Sepsis Awareness 5: Sepsis and Children
The DFW Hospital Council (DFWHC) Foundation has been coordinating the Sepsis Strike Force over the past five years. Led by Patti Taylor, the DFWHC Foundation’s director of quality and patient safety services, the group is made up of representatives from hospitals across North Texas inspired by the goal to create awareness on the dangers of sepsis in our community. Over the next six months leading to Sepsis Awareness Month in September, the Sepsis Strike Force will post blogs and informational graphics across social media to support their 2021 goal of raising community awareness.
In the U.S., more than 75,000 children develop severe sepsis each year. This works out to about 200 per day and the number is increasing by 8% every year. Almost 7,000 of these children die – this is more than those who die of pediatric cancers. Sepsis in the developing world is even more serious, causing many more deaths.
Many children who survive sepsis are left with long-term problems. More than 1 in 3 children (34%) who survive experience a change in cognitive skills still at 28 days following their discharge from the hospital. Nearly half return to the hospital at least once after surviving sepsis.
In developing countries, many more children develop sepsis and many more die. Sepsis can occur from infections that occur as a result of unsanitary conditions at birth, maternal infections that are passed on to the newborns, or preventable infections that may be more prevalent in countries with limited vaccinations and medical care.
As with an adult, a child can develop sepsis as the result of any type of infection.
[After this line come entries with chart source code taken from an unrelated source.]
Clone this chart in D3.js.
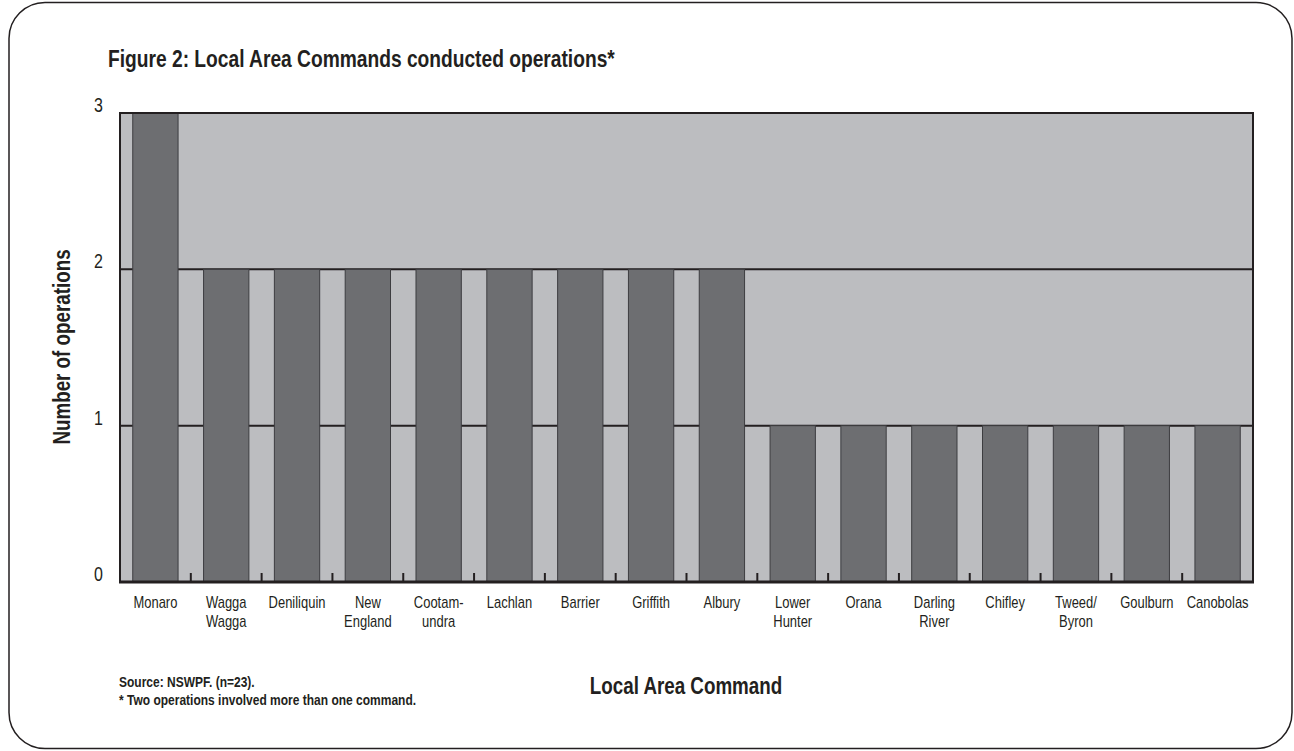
<!DOCTYPE html>
<html><head><meta charset="utf-8">
<script src="https://cdn.jsdelivr.net/npm/d3@7/dist/d3.min.js"></script>
<style>
body{margin:0;background:#fff;}
text{font-family:"Liberation Sans",Arial,sans-serif;fill:#231f20;}
</style></head>
<body><svg id="c" width="1294" height="751"></svg>
<script>
const categories = [["Monaro"],["Wagga","Wagga"],["Deniliquin"],["New","England"],["Cootam-","undra"],["Lachlan"],["Barrier"],["Griffith"],["Albury"],["Lower","Hunter"],["Orana"],["Darling","River"],["Chifley"],["Tweed/","Byron"],["Goulburn"],["Canobolas"]];
const values = [3,2,2,2,2,2,2,2,2,1,1,1,1,1,1,1];
const yTicks = [0,1,2,3];

const svg = d3.select("#c");
const SX = 0.8; // condensed look
function cText(g, x, y, rot){
  return g.append("text").attr("transform",`translate(${x},${y})${rot?` rotate(${rot})`:""} scale(${SX},1)`);
}
svg.append("rect").attr("x",9).attr("y",2.5).attr("width",1283).attr("height",746)
  .attr("rx",36).attr("ry",36).attr("fill","none").attr("stroke","#231f20").attr("stroke-width",1.5);

cText(svg,108,67).attr("font-size",24).attr("font-weight","bold")
  .text("Figure 2: Local Area Commands conducted operations*");

const L=120,R=1253,T=113,B=582;
const x = d3.scaleBand().domain(d3.range(categories.length)).range([L,R]).paddingInner(0.36).paddingOuter(0.18);
const y = d3.scaleLinear().domain([0,3]).range([B,T]);
const step = x.step();

svg.append("rect").attr("x",L).attr("y",T).attr("width",R-L).attr("height",B-T).attr("fill","#bcbdc0");
svg.append("g").selectAll("line").data(yTicks.filter(d=>d>0&&d<3)).join("line")
  .attr("x1",L).attr("x2",R).attr("y1",d=>y(d)).attr("y2",d=>y(d)).attr("stroke","#231f20").attr("stroke-width",2);
svg.append("g").selectAll("rect").data(values).join("rect")
  .attr("x",(d,i)=>x(i)).attr("width",x.bandwidth())
  .attr("y",d=>y(d)).attr("height",d=>B-y(d))
  .attr("fill","#6d6e71").attr("stroke","#3d3d40").attr("stroke-width",1);
svg.append("path").attr("d",`M${L},${B}V${T}H${R}V${B}`).attr("fill","none").attr("stroke","#231f20").attr("stroke-width",2);
const bounds = d3.range(categories.length+1).map(i=>L+i*step);
svg.append("g").selectAll("line").data(bounds).join("line")
  .attr("x1",d=>d).attr("x2",d=>d).attr("y1",B).attr("y2",B-9).attr("stroke","#231f20").attr("stroke-width",2);
svg.append("line").attr("x1",L-1).attr("x2",R+1).attr("y1",B).attr("y2",B).attr("stroke","#231f20").attr("stroke-width",3);

const yg = svg.append("g");
yTicks.forEach(d=>{ cText(yg,103,y(d)-1).attr("text-anchor","end").attr("font-size",20).text(d); });

const xg = svg.append("g");
categories.forEach((lines,i)=>{
  const t = cText(xg, x(i)+x.bandwidth()/2, 608).attr("text-anchor","middle").attr("font-size",16.2);
  lines.forEach((s,j)=>t.append("tspan").attr("x",0).attr("dy",j===0?0:19).text(s));
});

cText(svg,686,694).attr("text-anchor","middle").attr("font-size",23.5).attr("font-weight","bold")
  .text("Local Area Command");
cText(svg,70,347,-90).attr("text-anchor","middle").attr("font-size",23.5).attr("font-weight","bold")
  .text("Number of operations");

cText(svg,119,687).attr("font-size",15).attr("font-weight","bold").text("Source: NSWPF. (n=23).");
cText(svg,119,705).attr("font-size",15).attr("font-weight","bold").text("* Two operations involved more than one command.");
</script></body></html>
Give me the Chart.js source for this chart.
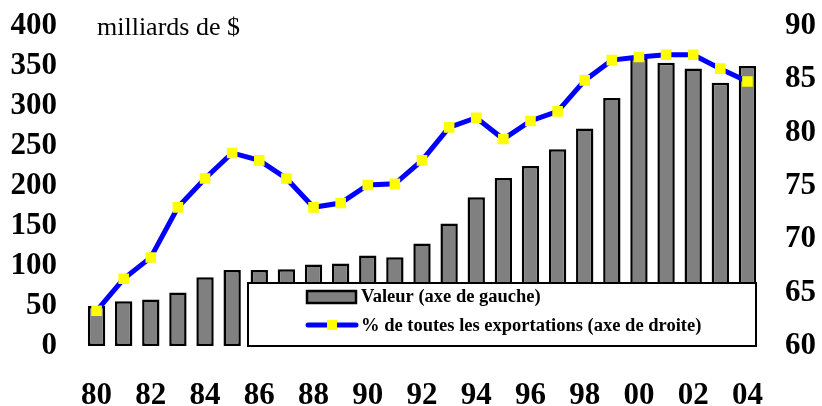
<!DOCTYPE html>
<html>
<head>
<meta charset="utf-8">
<script src="https://cdn.jsdelivr.net/npm/chart.js@4.4.1/dist/chart.umd.min.js"></script>
<style>
  html, body { margin: 0; padding: 0; background: #fff; }
  #wrap { width: 822px; height: 406px; }
</style>
</head>
<body>
<div id="wrap"><canvas id="myChart" width="822" height="406"></canvas></div>
<script>
const years = ['80','81','82','83','84','85','86','87','88','89','90','91','92',
               '93','94','95','96','97','98','99','00','01','02','03','04'];
// milliards de $ (axe de gauche)
const valeur = [50, 56, 58, 67, 86, 95, 95, 96, 102, 103, 113, 111, 128,
                153, 186, 210, 225, 246, 272, 310, 360, 354, 347, 329, 350];
// % de toutes les exportations (axe de droite)
const pctExport = [63.3, 66.3, 68.3, 73.0, 75.7, 78.1, 77.4, 75.7, 73.0, 73.4, 75.1, 75.2, 77.4,
                   80.5, 81.4, 79.4, 81.1, 82.0, 84.9, 86.8, 87.1, 87.3, 87.3, 86.0, 84.8];
const leftTicks = [0, 400, 50];
const rightTicks = [60, 90, 5];
const labelBar = 'Valeur (axe de gauche)';
const labelLine = '% de toutes les exportations (axe de droite)';
const unitText = 'milliards de $';

const serif = 'Liberation Serif, Times New Roman, serif';

const overlay = {
    id: 'overlay',
    afterDraw(chart) {
        const ctx = chart.ctx;
        ctx.save();
        // unit caption
        ctx.fillStyle = '#000';
        ctx.font = 'normal 26px ' + serif;
        ctx.textBaseline = 'alphabetic';
        ctx.textAlign = 'left';
        ctx.fillText(unitText, 97, 35);

        // legend box
        ctx.fillStyle = '#fff';
        ctx.strokeStyle = '#000';
        ctx.lineWidth = 2;
        ctx.fillRect(248, 283, 508, 63);
        ctx.strokeRect(248, 283, 508, 63);

        // bar symbol
        ctx.fillStyle = '#808080';
        ctx.lineWidth = 2.5;
        ctx.fillRect(307, 291, 49, 12);
        ctx.strokeRect(307, 291, 49, 12);

        // line symbol
        ctx.strokeStyle = '#0000ff';
        ctx.lineWidth = 5;
        ctx.lineCap = 'round';
        ctx.beginPath();
        ctx.moveTo(308, 325);
        ctx.lineTo(356, 325);
        ctx.stroke();
        ctx.fillStyle = '#ffff00';
        ctx.fillRect(327, 320, 10, 10);

        ctx.fillStyle = '#000';
        ctx.font = 'bold 18.5px ' + serif;
        ctx.textBaseline = 'middle';
        ctx.fillText(labelBar, 361, 297);
        ctx.fillText(labelLine, 361, 326);
        ctx.restore();
    }
};

// y axes: fixed width, no extra vertical padding from the tick labels
function fitY(width) {
    return scale => {
        scale.width = width;
        scale.paddingTop = 0;
        scale.paddingBottom = 0;
    };
}

const ctx = document.getElementById('myChart');

const config = {
    data: {
        labels: years,
        datasets: [
            {
                type: 'line',
                label: labelLine,
                data: pctExport,
                yAxisID: 'y2',
                order: 1,
                borderColor: '#0000ff',
                borderWidth: 5,
                tension: 0,
                pointStyle: 'rect',
                pointRadius: 7.5,
                pointBackgroundColor: '#ffff00',
                pointBorderColor: '#ffff00',
                pointBorderWidth: 0
            },
            {
                type: 'bar',
                label: labelBar,
                data: valeur,
                yAxisID: 'y',
                order: 2,
                backgroundColor: '#808080',
                borderColor: '#000000',
                borderWidth: 2.5,
                borderSkipped: false,
                barPercentage: 0.64,
                categoryPercentage: 1
            }
        ]
    },
    options: {
        responsive: false,
        animation: false,
        layout: { padding: { top: 26, left: 0, right: 0, bottom: 0 } },
        plugins: {
            legend: { display: false },
            tooltip: { enabled: false }
        },
        scales: {
            x: {
                offset: true,
                grid: { display: false, drawTicks: false },
                border: { display: false },
                afterFit: scale => { scale.height = 60; },
                ticks: {
                    autoSkip: false,
                    maxRotation: 0,
                    padding: 31,
                    color: '#000',
                    font: { family: serif, size: 31, weight: 'bold' },
                    callback: (v, i) => i % 2 === 0 ? years[i] : ''
                }
            },
            y: {
                position: 'left',
                min: leftTicks[0],
                max: leftTicks[1],
                grid: { display: false, drawTicks: false },
                border: { display: false },
                afterFit: fitY(83),
                ticks: {
                    autoSkip: false,
                    stepSize: leftTicks[2],
                    padding: 26,
                    color: '#000',
                    font: { family: serif, size: 31, weight: 'bold' }
                }
            },
            y2: {
                position: 'right',
                min: rightTicks[0],
                max: rightTicks[1],
                grid: { display: false, drawTicks: false },
                border: { display: false },
                afterFit: fitY(61),
                ticks: {
                    autoSkip: false,
                    stepSize: rightTicks[2],
                    padding: 24,
                    color: '#000',
                    font: { family: serif, size: 31, weight: 'bold' }
                }
            }
        }
    },
    plugins: [overlay]
};

const chart = new Chart(ctx, config);
</script>
</body>
</html>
Here are some more facts and statistics about sepsis and children:
• As many as 8% of pediatric sepsis cases may be missed during emergency department visits.
• The cost of hospitalizing children for sepsis increased almost 25% between 2005 and 2016, after adjusting for inflation.
• The average length of stay for sepsis patients is 31.5 days, which is nearly 8 times longer than the average stay for other childhood conditions.
• Preterm infants who are Black are more than twice as likely to develop sepsis and are more likely to die than non-black infants.
• Children with severe sepsis or septic shock who are Black or Hispanic are more likely to die than non-Hispanic white children.
If you suspect sepsis, call 9-1-1 or go to a hospital and tell your medical professional, “I AM CONCERNED ABOUT SEPSIS.”